I'd seen The Reluctant Fundamentalist in bookstores all over the country, but it was only when my best friend pointed out that Mohsin Hamid, the author of the book, was the author of Moth Smoke too, was I inclined to pick the book up at the Chicago airport yesterday. As I curled into bed last night, I decided to start on the book and thought I'd read for a while before going to sleep. A few hours later, I glanced at the clock- it was 5 AM and I just couldn't put the book down. I remember reading Moth Smoke years back on the recommendation of my best friend, and I remember the both of us really loving the book. The author definitely had a way with words, and his second book doesn't disappoint in that area either. The main character of the novel, Changez, narrates the book in the form of a monologue and talks of his life in America before and after 9/11. When he starts his narration, he talks of the time he had just graduated from Princeton and says, "Every fall, Princeton raised her skirt for the corporate American recruiters who came onto campus and-as you say in America- showed them some skin." His descriptions are almost poetic at times, and when he talks of his love affair with an American girl later in the book, it is touching, gentle and moving.
As always, I'm going to try giving you a review of the book without actually giving away too much of it's content (a quick search on amazon.com will give you that if you want) but I will give you 2 bits of advice on reading this book. Number 1, if you are a voracious reader, set some time aside to try to read the entire book in one go. Don't be like me and try to read it right before going to bed, especially if you need to sleep and get to work the next day. At less than 200 pages, The Reluctant Fundamentalist is a very quick read and you'll enjoy the pace and the narrative if you get through it at one go. Recommendation number 2- if you have a book club, get them to read this book along with you. If you were thinking of starting or being part of a book club, this book would be the perfect one to start with. The book focuses more on what is left unsaid, rather than the actual story, and it's the type of book you're going to want to call your friends once you're done reading it, and discuss it's end. Trust me on this.

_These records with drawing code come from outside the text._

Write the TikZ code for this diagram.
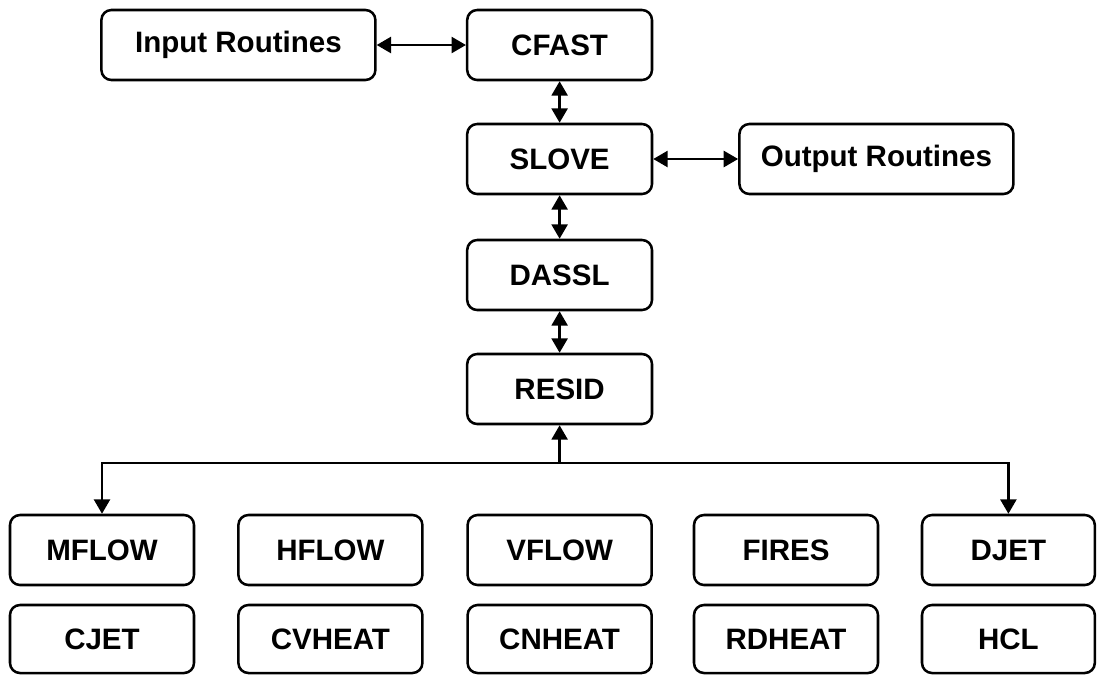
\documentclass[tikz,border=0pt]{standalone}
\usepackage{fontspec}
\setmainfont{Liberation Sans}
\usetikzlibrary{arrows.meta}

\begin{document}
\begin{tikzpicture}[routine/.style={draw, line width=1.8pt, rounded corners=0.25cm, minimum width=4.62cm, minimum height=1.75cm, inner sep=0pt, font=\fontsize{21}{25}\selectfont\bfseries},
wide/.style={routine, minimum width=6.85cm},
sub/.style={routine, minimum width=4.6cm},
>={Triangle[length=3.6mm,width=4mm]}, line width=1.8pt]
\useasboundingbox (0,0) rectangle (27.425,-16.875);
\node[wide] (inp) at (5.96,-1.125) {Input Routines};
\node[routine] (cfast) at (13.99,-1.125) {CFAST};
\node[routine] (slove) at (13.99,-3.975) {SLOVE};
\node[wide] (outp) at (21.91,-3.975) {Output Routines};
\node[routine] (dassl) at (13.99,-6.875) {DASSL};
\node[routine] (resid) at (13.99,-9.725) {RESID};
\coordinate (bus) at (13.99,-11.575);
% first row of subroutines
\node[sub] (mflow) at (2.55,-13.75) {MFLOW};
\node[sub] (hflow) at (8.26,-13.75) {HFLOW};
\node[sub] (vflow) at (13.99,-13.75) {VFLOW};
\node[sub] (fires) at (19.65,-13.75) {FIRES};
\node[sub, minimum width=4.32cm] (djet) at (25.21,-13.75) {DJET};
% second row
\node[sub, minimum height=1.7cm] (cjet) at (2.55,-15.975) {CJET};
\node[sub, minimum height=1.7cm] (cvheat) at (8.26,-15.975) {CVHEAT};
\node[sub, minimum height=1.7cm] (cnheat) at (13.99,-15.975) {CNHEAT};
\node[sub, minimum height=1.7cm] (rdheat) at (19.65,-15.975) {RDHEAT};
\node[sub, minimum height=1.7cm, minimum width=4.32cm] (hcl) at (25.21,-15.975) {HCL};
\draw[<->] (inp) -- (cfast);
\draw[<->] (slove) -- (outp);
\draw[<->] (cfast) -- (slove);
\draw[<->] (slove) -- (dassl);
\draw[<->] (dassl) -- (resid);
\draw[->] (bus) -- (resid);
\draw[->] (bus) -| (mflow);
\draw[->] (bus) -| (djet);
\end{tikzpicture}
\end{document}
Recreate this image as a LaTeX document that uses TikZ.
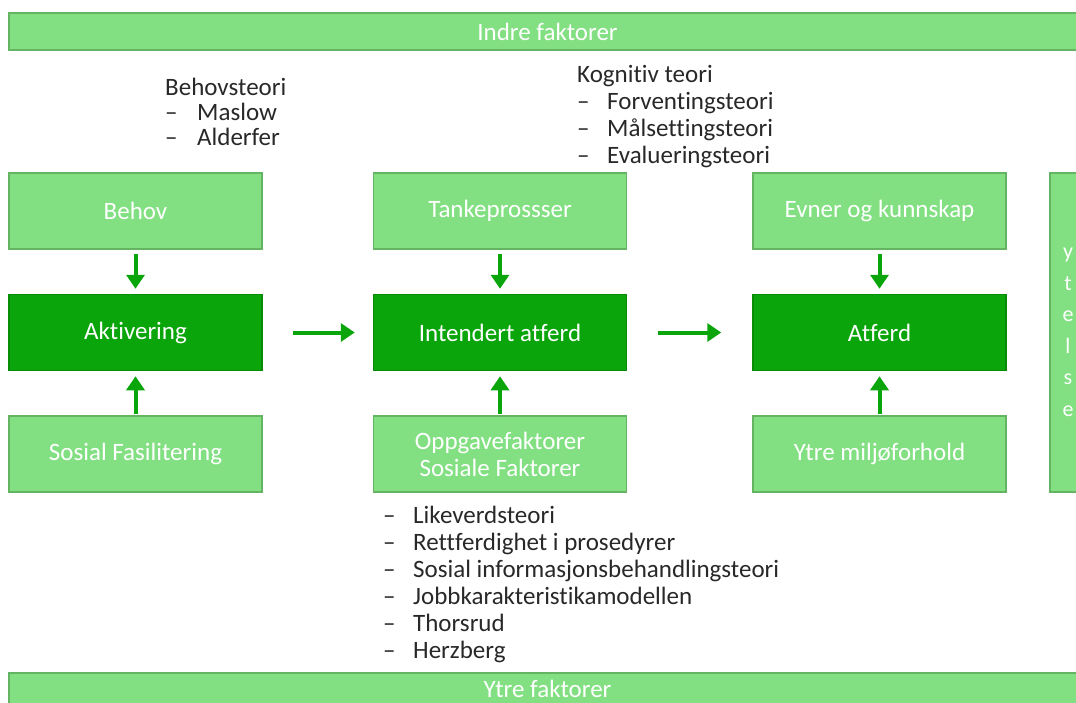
\documentclass[tikz,border=0pt]{standalone}
\usepackage{fontspec}
\setmainfont{Carlito}[Ligatures=NoCommon]
\usetikzlibrary{arrows.meta}

\definecolor{lightgreen}{RGB}{130,224,130}
\definecolor{boxline}{RGB}{100,180,100}
\definecolor{darkgreen}{RGB}{10,165,10}
\definecolor{listgray}{RGB}{40,40,40}

\tikzset{
lightbox/.style={draw=boxline, line width=1.5pt, fill=lightgreen, text=white, minimum width=253pt, minimum height=76pt, align=center, inner sep=0pt, font=\fontsize{25}{27}\selectfont},
darkbox/.style={lightbox, fill=darkgreen, draw=darkgreen!85!black},
barbox/.style={lightbox, minimum width=1077pt, minimum height=37pt},
greenarrow/.style={draw=darkgreen, line width=4pt, -{Triangle[width=18pt,length=14pt]}},
theory/.style={text=listgray, anchor=north west, inner sep=0pt, font=\fontsize{25}{27}\selectfont}
}

\begin{document}
\begin{tikzpicture}[x=1pt,y=-1pt]

\def \rowup{211}
\def \rowmid{332.5}
\def \rowlow{454}

\useasboundingbox (0,0) rectangle (1076,702);
\clip (0,0) rectangle (1076,702);

\node [barbox] (indre) at (547.5,31.5) {Indre faktorer};
\node [barbox, minimum height=32pt] (ytre) at (547.5,689) {Ytre faktorer};
\node [barbox, minimum width=36pt, minimum height=319pt, font=\fontsize{22}{31.5}\selectfont] (ytelse) at (1068,332.5) {y\\t\\e\\l\\s\\e};

\foreach \i/\x/\uptext/\midtext/\lowtext in {1/135.5/Behov/Aktivering/Sosial Fasilitering, 2/500/Tankeprossser/Intendert atferd/{Oppgavefaktorer\\Sosiale Faktorer}, 3/879.5/Evner og kunnskap/Atferd/Ytre miljøforhold}{
\node [lightbox] (up\i) at (\x,\rowup) {\uptext};
\node [darkbox] (mid\i) at (\x,\rowmid) {\midtext};
\node [lightbox] (low\i) at (\x,\rowlow) {\lowtext};
\draw [greenarrow, shorten <=4pt, shorten >=5pt] (up\i) -- (mid\i);
\draw [greenarrow, shorten <=1pt, shorten >=5pt] (low\i) -- (mid\i);
}

\draw [greenarrow, shorten <=30pt, shorten >=18pt] (mid1) -- (mid2);
\draw [greenarrow, shorten <=30.5pt, shorten >=31pt] (mid2) -- (mid3);

\node [theory, font=\fontsize{25}{25}\selectfont] (behovsteori) at (165,78) {\begin{tabular}{@{}p{32pt}@{}l@{}}
\multicolumn{2}{@{}l@{}}{Behovsteori}\\
--&Maslow\\
--&Alderfer
\end{tabular}};

\node [theory] (kognitiv) at (577,63) {\begin{tabular}{@{}p{30pt}@{}l@{}}
\multicolumn{2}{@{}l@{}}{Kognitiv teori}\\
--&Forventingsteori\\
--&Målsettingsteori\\
--&Evalueringsteori
\end{tabular}};

\node [theory] (sosiale) at (383,504) {\begin{tabular}{@{}p{30pt}@{}l@{}}
--&Likeverdsteori\\
--&Rettferdighet i prosedyrer\\
--&Sosial informasjonsbehandlingsteori\\
--&Jobbkarakteristikamodellen\\
--&Thorsrud\\
--&Herzberg
\end{tabular}};

\end{tikzpicture}
\end{document}
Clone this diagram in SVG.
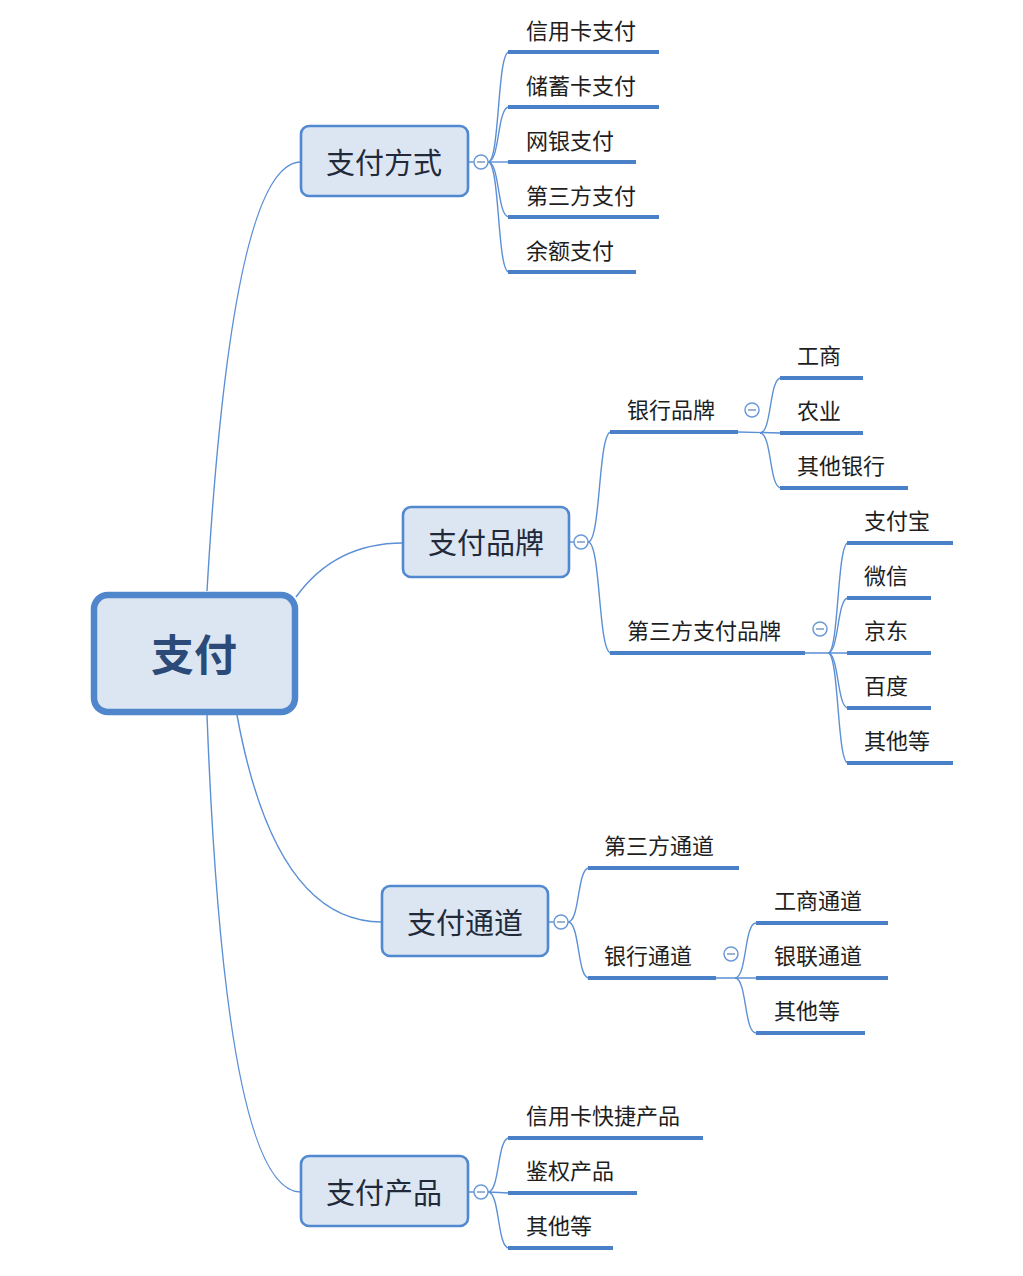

I loved Hamid's writing, but I'm not too sure how much I loved the main character of the novel. There is one specific moment where he fills most readers with shock and horror, and for the most part, I couldn't really relate to where he was coming from and what led him to go down that path. While in Chicago, I watched a comedy show at the Second City Theater called, "Spoiler Alert- Everybody Dies." The title of this book is sort of the same, as you know exactly where his destiny is headed, but you don't know how or why he gets there. For me, I was waiting for disaster to strike to send him spiraling out of control. That disaster never came. But were his emotions and actions justified? Unfortunately, I'm going to have to wait till some friends read the book and can then discuss that aspect with them. Whether you love or hate the book, it's going to be one that you'll be glad you read.